Finding patterns and trends

A comprehensive set of records and notes gives you the chance to spot trends in your numbers and see where adjustments may need to be made to your insulin dosing requirements.

The more detailed your records are, the better your dosage estimates are likely to be.

  • More information on good practice for recording blood glucose results and downloadable diary sheets can be found on the blood glucose diary page.

Carbohydrate counting

Knowing what’s in the food you eat is half the battle of diabetes control.

Carbohydrates tend to be the largest factor accounting for changes in blood sugar.

It’s worth noting that proteins can also affect sugar levels as well.

Insulin adjustment

When you’ve spotted a need to adjust your insulin you’ll then need to decide how to change your insulin doses.

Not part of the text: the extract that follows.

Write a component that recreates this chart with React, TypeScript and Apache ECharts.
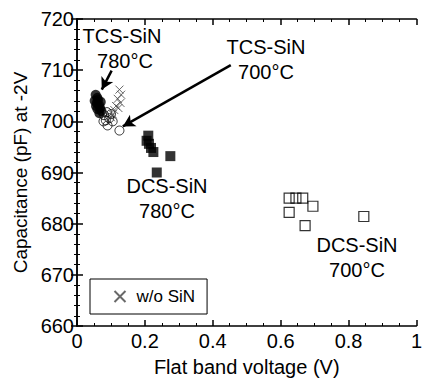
import React, { useEffect, useRef } from "react";
import * as echarts from "echarts";

const tcs780: [number, number][] = [
  [0.055, 705.2], [0.06, 704.6], [0.052, 704.0], [0.058, 703.6], [0.062, 704.2],
  [0.065, 703.2], [0.068, 702.6], [0.07, 703.8], [0.056, 703.0], [0.072, 702.0],
  [0.066, 701.6], [0.06, 702.4],
];
const tcs700: [number, number][] = [
  [0.08, 701.2], [0.085, 700.2], [0.09, 699.2], [0.095, 700.6], [0.1, 701.4],
  [0.088, 701.8], [0.105, 700.0], [0.125, 698.2], [0.078, 700.0],
];
const woSiN: [number, number][] = [
  [0.125, 706.2], [0.13, 705.2], [0.12, 704.4], [0.128, 703.6], [0.115, 703.0],
  [0.11, 702.2], [0.105, 701.4], [0.122, 702.6], [0.1, 700.8],
];
const dcs780: [number, number][] = [
  [0.21, 697.2], [0.205, 696.2], [0.212, 695.6], [0.218, 694.8], [0.225, 694.0],
  [0.275, 693.2], [0.235, 690.0],
];
const dcs700: [number, number][] = [
  [0.625, 685.0], [0.645, 685.0], [0.665, 685.0], [0.625, 682.2], [0.695, 683.4],
  [0.672, 679.6], [0.845, 681.4],
];

const xTicks = { min: 0, max: 1, interval: 0.2 };
const yTicks = { min: 660, max: 720, interval: 10 };

const FONT = "'Liberation Sans', Arial, Helvetica, sans-serif";
const crossPath = "path://M0,0L10,10M10,0L0,10";

export default function App() {
  const ref = useRef<HTMLDivElement>(null);
  useEffect(() => {
    if (!ref.current) return;
    const chart = echarts.init(ref.current, null, { renderer: "svg" });
    const axisCommon = {
      axisLine: { show: true, lineStyle: { color: "#000", width: 1.5 } },
      axisTick: { show: true, inside: true, length: 6, lineStyle: { color: "#000", width: 1.5 } },
      minorTick: { show: true, length: 3, lineStyle: { color: "#000", width: 1 } },
      splitLine: { show: false },
    };
    const annText = (text: string, x: number, y: number) => ({
      type: "text",
      x,
      y,
      style: { text, fill: "#000", font: `20px ${FONT}`, textAlign: "center", textVerticalAlign: "middle" },
    });
    chart.setOption({
      animation: false,
      backgroundColor: "#fff",
      grid: { left: 77, right: 7, top: 19, bottom: 54 },
      xAxis: [
        {
          type: "value", ...xTicks, position: "bottom",
          ...axisCommon,
          minorTick: { ...axisCommon.minorTick, splitNumber: 4 },
          axisLabel: { color: "#000", fontSize: 20, fontFamily: FONT, margin: 5,
            formatter: (v: number) => (v === 0 ? "0" : v === 1 ? "1" : String(v)) },
          name: "Flat band voltage (V)", nameLocation: "middle", nameGap: 31,
          nameTextStyle: { color: "#000", fontSize: 20, fontFamily: FONT },
        },
        {
          type: "value", ...xTicks, position: "top",
          ...axisCommon,
          minorTick: { ...axisCommon.minorTick, splitNumber: 4 },
          axisLabel: { show: false },
        },
      ],
      yAxis: [
        {
          type: "value", ...yTicks, position: "left",
          ...axisCommon,
          minorTick: { ...axisCommon.minorTick, splitNumber: 5 },
          axisLabel: { color: "#000", fontSize: 20, fontFamily: FONT, margin: 3 },
          name: "Capacitance (pF) at -2V", nameLocation: "middle", nameGap: 47,
          nameTextStyle: { color: "#000", fontSize: 19, fontFamily: FONT },
        },
        {
          type: "value", ...yTicks, position: "right",
          ...axisCommon,
          minorTick: { ...axisCommon.minorTick, splitNumber: 5 },
          axisLabel: { show: false },
        },
      ],
      legend: {
        data: ["w/o SiN"],
        left: 90, top: 279,
        orient: "horizontal",
        borderColor: "#000", borderWidth: 1,
        padding: [9, 12, 9, 22],
        itemWidth: 11, itemHeight: 11, itemGap: 8,
        textStyle: { color: "#000", fontSize: 17, fontFamily: FONT, padding: [0, 0, 0, 6] },
      },
      series: [
        {
          name: "TCS-SiN 780°C", type: "scatter", data: tcs780,
          symbol: "circle", symbolSize: 10,
          itemStyle: { color: "#000" },
        },
        {
          name: "TCS-SiN 700°C", type: "scatter", data: tcs700,
          symbol: "circle", symbolSize: 9,
          itemStyle: { color: "rgba(0,0,0,0)", borderColor: "#000", borderWidth: 1 },
        },
        {
          name: "w/o SiN", type: "scatter", data: woSiN,
          symbol: crossPath, symbolSize: 8,
          itemStyle: { color: "none", borderColor: "#444", borderWidth: 1 },
        },
        {
          name: "DCS-SiN 780°C", type: "scatter", data: dcs780,
          symbol: "rect", symbolSize: 10,
          itemStyle: { color: "#000" },
        },
        {
          name: "DCS-SiN 700°C", type: "scatter", data: dcs700,
          symbol: "rect", symbolSize: 10,
          itemStyle: { color: "rgba(0,0,0,0)", borderColor: "#000", borderWidth: 1.2 },
        },
        {
          name: "arrows", type: "line", data: [],
          markLine: {
            silent: true,
            symbol: ["none", "arrow"],
            symbolSize: [10, 12],
            label: { show: false },
            lineStyle: { color: "#000", width: 2.5, type: "solid" },
            data: [
              [{ coord: [0.102, 709.9] }, { coord: [0.073, 706.2] }],
              [{ coord: [0.453, 711.0] }, { coord: [0.135, 699.0] }],
            ],
          },
        },
      ],
      graphic: [
        annText("TCS-SiN", 122, 36),
        annText("780°C", 125, 61),
        annText("TCS-SiN", 266, 47),
        annText("700°C", 266, 72),
        annText("DCS-SiN", 167, 186),
        annText("780°C", 167, 211),
        annText("DCS-SiN", 357, 245),
        annText("700°C", 357, 270),
      ],
    });
    return () => chart.dispose();
  }, []);
  return <div ref={ref} style={{ position: "absolute", left: 0, top: 0, width: 425, height: 382 }} />;
}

If you take both short term and long term insulin you need to factor in the fact that short and long term act in conjunction with each other and work out whether it is the long or short term insulin that needs to change.

Unless you are confident with self-adjusting insulin, it’s recommended to factor in dosage changes gradually as making larger adjustments could lead to an increased chance of dosing error.

Help, I can’t get my blood sugar under control

If you feel you can’t get anything right, don’t give up; instead look to build up an understanding.

This can take a long time, so don’t be disappointed if you don’t see instant results, just keep working at building your knowledge.

If you need advice from others who’ve lived and dealt with adjusting insulin for years, ask the Diabetes Forum.

Dose adjustment courses

A lot of people report to find carbohydrate counting and dose adjustment diabetes courses, such as DAFNE, to be very helpful for blood sugar management. In most cases, your healthcare team will be happy to book you onto one.